# Obelisk 2011



## RoxyBlue (Oct 6, 2008)

We've been wanting to add some taller tombstones to our display and, seeing as how we had some scrap pieces of foam lying about, I decided to put them to use.

Finished piece:

S001 by https://www.flickr.com/photos/[email protected]/

S002 by https://www.flickr.com/photos/[email protected]/

A short slideshow of the construction and painting:


----------



## Hauntiholik (May 17, 2006)

Great stone Roxy!


----------



## SpankyBaby (Oct 6, 2011)

Very cool!!


----------



## Spooky Dave (May 12, 2011)

Way cool, and I love your creative use of a wig head. Nice!


----------



## DeathTouch (Sep 6, 2005)

Way to get stoned roxy. LOL


----------



## Spooky1 (Aug 25, 2008)

My honey is so creative.  I only helped cutting one piece on the obelisk.


----------



## fick209 (Aug 31, 2009)

That a great original looking stone! Tad envious that you are able to paint outside in flip flops when I'm sitting here in 3 layers of clothes already  Great work on the stone, I really like the use of the styro wig head.


----------



## curley (Apr 3, 2011)

Hey Rox... I love that stone!!


----------



## jdubbya (Nov 6, 2005)

That is really impressive. Nice variation from the norm. I also like the use of the wig head. Can't wait to see it lit up.


----------



## kprimm (Mar 14, 2009)

Very cool new stone Roxy, it will look great in your yard yard. Great set up on the dvd also by the way. I watched your yard last night on the dvd set.


----------



## MapThePlanet (Nov 12, 2010)

Very cool! Now just box it up and mail it out


----------



## ouizul1 (May 22, 2010)

Hey! That's pretty excellent. You made one for each of us, yes?


----------



## samhayne (Jul 3, 2008)

great looking stone, love the texture on it!


----------



## RoxyBlue (Oct 6, 2008)

LOL @ Map and Ouizul

Thanks for the kind comments, all! This stone turned out a little different from what I had visualized, but it was a good experiment. I think I'll keep her


----------



## Terrormaster (Sep 27, 2007)

Roxy that is way cool. I would have never thought of putting mache over a foam stone. What a great way to reduce nicks. Love the texture and the face.


----------



## IMU (Apr 8, 2009)

Another great addition to your display!


----------



## Dixie (Feb 18, 2009)

I'm totally crushing on the texture, the face, and the hair whip things coming out of her - that is one handsome stone, Roxy!!


----------



## Lunatic (Oct 3, 2006)

Looks great Roxy! Nice details. Nice addition to your haunt.


----------



## Spider Rider (Nov 8, 2006)

> the hair whip things coming out of her


At first I thought a hippy sun then I thought Medusa. Any which way its a good hair day in my book. Nice job!


----------



## beelce (Jul 21, 2007)

Love it Roxy...............


----------



## spideranne (Jul 17, 2006)

Very nice!


----------



## Dark Angel 27 (Sep 11, 2008)

*Gives Standing Ovation* brava! yet another spoooktacular creation!


----------



## cerinad (Jun 23, 2008)

Very original. Really great work.


----------



## CreeepyCathy (Mar 28, 2009)

looks great!


----------



## RoxyBlue (Oct 6, 2008)

Thanks again, folks

The whippy hair idea actually was inspired by Bobzilla's zombie mermaid, who has tentacles on her head that wrap out and around her and the ship. I liked the effect so much that I borrowed the concept for this piece.

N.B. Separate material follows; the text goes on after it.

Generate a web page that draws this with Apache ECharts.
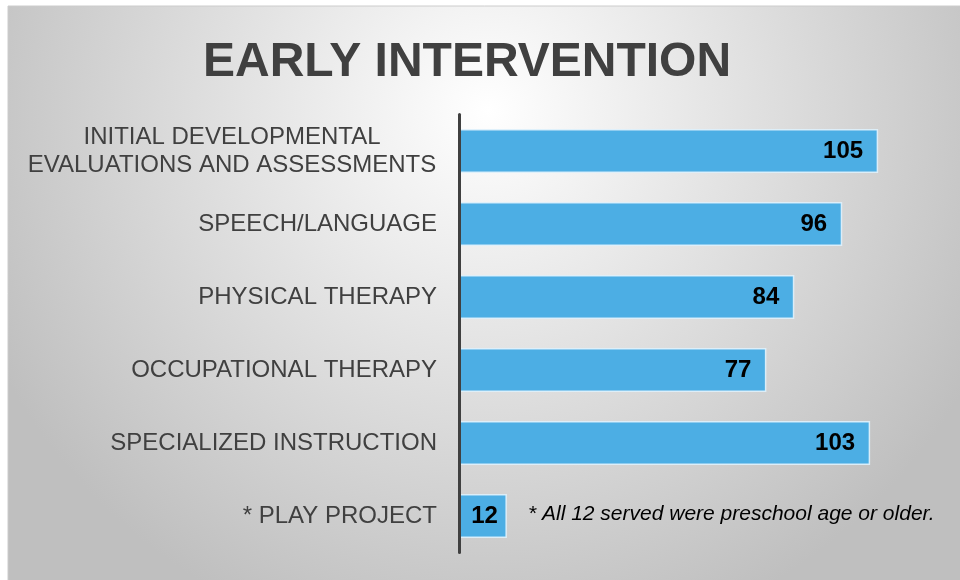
<!DOCTYPE html>
<html>
<head>
<meta charset="utf-8">
<script src="https://cdn.jsdelivr.net/npm/echarts@6/dist/echarts.min.js"></script>
<style>
    html, body {margin: 0; padding: 0; background: #ffffff;}
    #main {width: 960px; height: 580px;}
</style>
</head>
<body>
<div id="main"></div>
<script>
// 数据
var categories = [
    'INITIAL DEVELOPMENTAL\nEVALUATIONS AND ASSESSMENTS',
    'SPEECH/LANGUAGE',
    'PHYSICAL THERAPY',
    'OCCUPATIONAL THERAPY',
    'SPECIALIZED INSTRUCTION',
    '* PLAY PROJECT'
];
var served = [105, 96, 84, 77, 103, 12];
var titleText = 'EARLY INTERVENTION';
var noteText = '* All 12 served were preschool age or older.';

var fontName = '"Liberation Sans", Arial, sans-serif';
var myChart = echarts.init(document.getElementById('main'), null, {renderer: 'canvas'});

var option = {
    backgroundColor: '#ffffff',
    animation: false,
    title: {
        text: titleText,
        left: 203,
        top: 39,
        padding: 0,
        textStyle: {
            fontFamily: fontName,
            fontSize: 48,
            fontWeight: 'bold',
            color: '#404040'
        }
    },
    graphic: [{
        type: 'rect',
        z: -10,
        silent: true,
        shape: {x: 8, y: 6, width: 960, height: 580},
        style: {
            fill: {
                type: 'radial',
                x: 0.5, y: 0.18, r: 0.95,
                colorStops: [
                    {offset: 0, color: '#ffffff'},
                    {offset: 1, color: '#bfbfbf'}
                ]
            },
            stroke: '#cccccc',
            lineWidth: 1
        }
    }, {
        type: 'text',
        left: 528,
        top: 504,
        z: 10,
        style: {
            text: noteText,
            font: 'italic 21px ' + fontName,
            fill: '#000000'
        }
    }],
    grid: {
        left: 459,
        top: 114.5,
        width: 479,
        height: 438,
        containLabel: false
    },
    xAxis: {
        type: 'value',
        min: 0,
        max: 120,
        show: false
    },
    yAxis: {
        type: 'category',
        inverse: true,
        data: categories,
        axisLine: {show: true, lineStyle: {color: '#404040', width: 3}},
        axisTick: {show: false},
        splitLine: {show: false},
        axisLabel: {
            margin: 22,
            fontFamily: fontName,
            fontSize: 24,
            lineHeight: 28,
            color: '#404040',
            align: 'right',
            // 两行标签居中对齐
            formatter: function (val) {
                if (val.indexOf('\n') < 0) return val;
                return val.split('\n').map(function (s) {
                    return '{ml|' + s + '}';
                }).join('\n');
            },
            rich: {
                ml: {
                    width: 410,
                    align: 'center',
                    fontFamily: fontName,
                    fontSize: 24,
                    lineHeight: 28,
                    color: '#404040'
                }
            }
        },
        z: 5
    },
    series: [{
        type: 'bar',
        barWidth: 44,
        data: served.map(function (v) {
            var item = {value: v};
            if (v < 20) {
                item.label = {distance: 9};
            }
            return item;
        }),
        itemStyle: {
            color: '#4caee4',
            borderColor: 'rgba(225,242,252,0.9)',
            borderWidth: 1.5
        },
        label: {
            show: true,
            position: 'insideRight',
            distance: 15,
            fontFamily: fontName,
            fontSize: 24,
            fontWeight: 'bold',
            color: '#000000'
        }
    }]
};
myChart.setOption(option);
</script>
</body>
</html>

Important note for anyone who wants to try putting papier mache on foam insulation (or any foam, for that matter) - either cover the piece with masking tape before adding mache or possibly use spray adhesive to add a dry paper layer first. I've always done this for smaller props (example being the foam ball used as the head for my Crypt Cat) because mache does not stick entirely well to foam. I skipped that step with this piece and there are a couple places where the dried layer of mache has pulled away from the underlying base. With the layers of mache and paint all bound together and dry now, it hopefully will not cause problems later.


----------



## lewlew (Mar 15, 2006)

Ooooooh! I like this piece! Has that wonderful weathered patina. Very nice!


----------



## Ghoul Friday (Oct 6, 2007)

Lookin good Roxy


----------



## bobzilla (Nov 13, 2008)

I really like it Roxy. Very realistic  Looks as though it was carved from stone.


----------



## HalloweenZombie (Jul 22, 2007)

I like this one. It's original!


----------



## Dreadnight (Jul 9, 2006)

Looks massive and heavy, Roxy.... great graveyard addition!


----------